Highlights & Insights¶

The idea of directly driving exploration via training loss is simple yet powerful—"explore where you understand least" is the most natural exploration strategy.
The approach has transfer value for any generative model requiring diversity sampling (e.g., drug design, materials discovery).
The dual-model framework of GFlowNet + auxiliary agent is generalizable to other RL settings.

Limitations & Future Work¶

The \(\lambda\) hyperparameter of the auxiliary agent requires tuning.
The dual-GFlowNet architecture increases computational and memory overhead.
Validation is limited to discrete-space tasks.

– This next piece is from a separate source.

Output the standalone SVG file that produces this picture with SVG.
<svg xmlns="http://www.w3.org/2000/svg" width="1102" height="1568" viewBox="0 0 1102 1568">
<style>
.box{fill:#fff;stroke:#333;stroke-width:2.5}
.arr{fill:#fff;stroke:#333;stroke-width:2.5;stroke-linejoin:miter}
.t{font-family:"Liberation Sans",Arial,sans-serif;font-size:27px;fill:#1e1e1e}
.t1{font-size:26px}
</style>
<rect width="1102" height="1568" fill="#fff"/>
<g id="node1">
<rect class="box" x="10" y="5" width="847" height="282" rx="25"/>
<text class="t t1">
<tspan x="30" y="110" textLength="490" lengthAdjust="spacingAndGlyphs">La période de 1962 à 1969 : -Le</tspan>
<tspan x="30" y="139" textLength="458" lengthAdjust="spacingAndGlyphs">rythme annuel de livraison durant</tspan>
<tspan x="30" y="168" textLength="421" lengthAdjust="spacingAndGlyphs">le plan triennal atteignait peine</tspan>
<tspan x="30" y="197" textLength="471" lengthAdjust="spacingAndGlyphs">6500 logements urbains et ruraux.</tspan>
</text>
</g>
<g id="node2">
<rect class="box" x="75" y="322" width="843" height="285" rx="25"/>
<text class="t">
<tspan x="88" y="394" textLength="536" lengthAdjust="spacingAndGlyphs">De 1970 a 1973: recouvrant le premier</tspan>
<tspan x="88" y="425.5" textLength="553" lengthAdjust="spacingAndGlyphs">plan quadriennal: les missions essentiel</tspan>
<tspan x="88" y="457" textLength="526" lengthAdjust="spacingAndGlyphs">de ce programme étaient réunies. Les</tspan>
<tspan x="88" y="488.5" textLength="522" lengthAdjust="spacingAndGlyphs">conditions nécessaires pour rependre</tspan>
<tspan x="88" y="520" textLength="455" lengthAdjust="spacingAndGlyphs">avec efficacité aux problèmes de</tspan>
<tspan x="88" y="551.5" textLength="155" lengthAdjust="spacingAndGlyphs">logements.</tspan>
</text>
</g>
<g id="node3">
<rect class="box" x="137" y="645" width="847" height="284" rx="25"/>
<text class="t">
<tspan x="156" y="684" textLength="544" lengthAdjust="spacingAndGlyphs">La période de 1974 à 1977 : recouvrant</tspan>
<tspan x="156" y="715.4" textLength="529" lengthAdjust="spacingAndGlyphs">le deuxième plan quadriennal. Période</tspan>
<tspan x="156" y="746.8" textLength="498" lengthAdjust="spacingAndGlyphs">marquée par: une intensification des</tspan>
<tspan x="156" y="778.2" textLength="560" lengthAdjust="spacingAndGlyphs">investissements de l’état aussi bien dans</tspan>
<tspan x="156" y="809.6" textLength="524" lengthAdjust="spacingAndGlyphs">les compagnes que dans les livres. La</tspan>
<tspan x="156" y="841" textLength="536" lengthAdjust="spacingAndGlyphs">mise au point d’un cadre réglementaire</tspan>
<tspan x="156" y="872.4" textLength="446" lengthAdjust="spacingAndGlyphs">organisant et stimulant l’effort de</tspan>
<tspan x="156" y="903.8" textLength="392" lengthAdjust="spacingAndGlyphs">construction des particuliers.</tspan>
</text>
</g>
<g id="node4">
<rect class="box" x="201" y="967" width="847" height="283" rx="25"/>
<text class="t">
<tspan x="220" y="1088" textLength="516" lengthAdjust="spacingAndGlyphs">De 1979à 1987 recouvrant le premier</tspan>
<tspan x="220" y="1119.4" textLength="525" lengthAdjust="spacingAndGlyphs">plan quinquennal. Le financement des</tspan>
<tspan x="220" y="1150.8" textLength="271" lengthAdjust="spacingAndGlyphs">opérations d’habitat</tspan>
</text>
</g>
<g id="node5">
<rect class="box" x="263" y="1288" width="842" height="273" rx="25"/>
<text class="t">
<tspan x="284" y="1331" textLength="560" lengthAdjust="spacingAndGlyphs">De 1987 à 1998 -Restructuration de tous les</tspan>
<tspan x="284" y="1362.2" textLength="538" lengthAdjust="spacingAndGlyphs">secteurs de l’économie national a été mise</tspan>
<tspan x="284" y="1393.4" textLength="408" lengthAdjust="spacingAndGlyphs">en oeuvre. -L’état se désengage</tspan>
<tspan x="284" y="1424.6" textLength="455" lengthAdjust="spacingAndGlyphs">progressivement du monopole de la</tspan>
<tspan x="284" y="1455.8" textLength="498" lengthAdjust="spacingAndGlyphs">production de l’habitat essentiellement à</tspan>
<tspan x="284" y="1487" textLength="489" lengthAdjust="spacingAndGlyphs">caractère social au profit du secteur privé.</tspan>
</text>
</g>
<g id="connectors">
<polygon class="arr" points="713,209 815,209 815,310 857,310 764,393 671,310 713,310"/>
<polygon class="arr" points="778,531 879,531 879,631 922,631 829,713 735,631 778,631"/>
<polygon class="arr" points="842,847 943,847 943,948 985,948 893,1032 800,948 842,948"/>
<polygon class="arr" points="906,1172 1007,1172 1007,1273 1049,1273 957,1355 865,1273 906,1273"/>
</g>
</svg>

vs. Adaptive Teachers (Jain et al.): Uses a teacher distribution for guidance. LGGFN is more precise by directly leveraging the loss signal.
vs. RND / Curiosity: Novelty-driven exploration focuses on state visitation frequency; LGGFN's loss-driven approach more accurately targets regions where the model has genuinely failed to learn.
vs. Diverse RL: Diversity RL typically uses intrinsic rewards or information-theoretic regularization, whereas LGGFN's explicit auxiliary-agent guidance is more controllable and interpretable.
Loss-guided exploration can be extended to diversity generation in RLHF and may also be applied to adversarial example mining.

Rating¶

Novelty: ⭐⭐⭐⭐ The concept of loss-guided exploration is concise and powerful; directing the primary agent's exploration via high-loss regions through an auxiliary agent is a highly natural decoupled design.
Experimental Thoroughness: ⭐⭐⭐⭐ Three task categories (hypergrid, molecules, sequence generation), multiple baselines, and complete ablations; cross-domain validation is persuasive.
Writing Quality: ⭐⭐⭐⭐ The motivation chain is clear, and the logical derivation from the mode collapse problem to the loss-guided solution is well-structured.
Value: ⭐⭐⭐⭐ Directly applicable to multimodal sampling and molecular design; represents an important advance for the GFlowNet community in addressing mode collapse.

Additional Notes¶

The loss-guided auxiliary agent design is not limited to GFlowNets and can be generalized to any generative model scenario requiring diversity-driven exploration.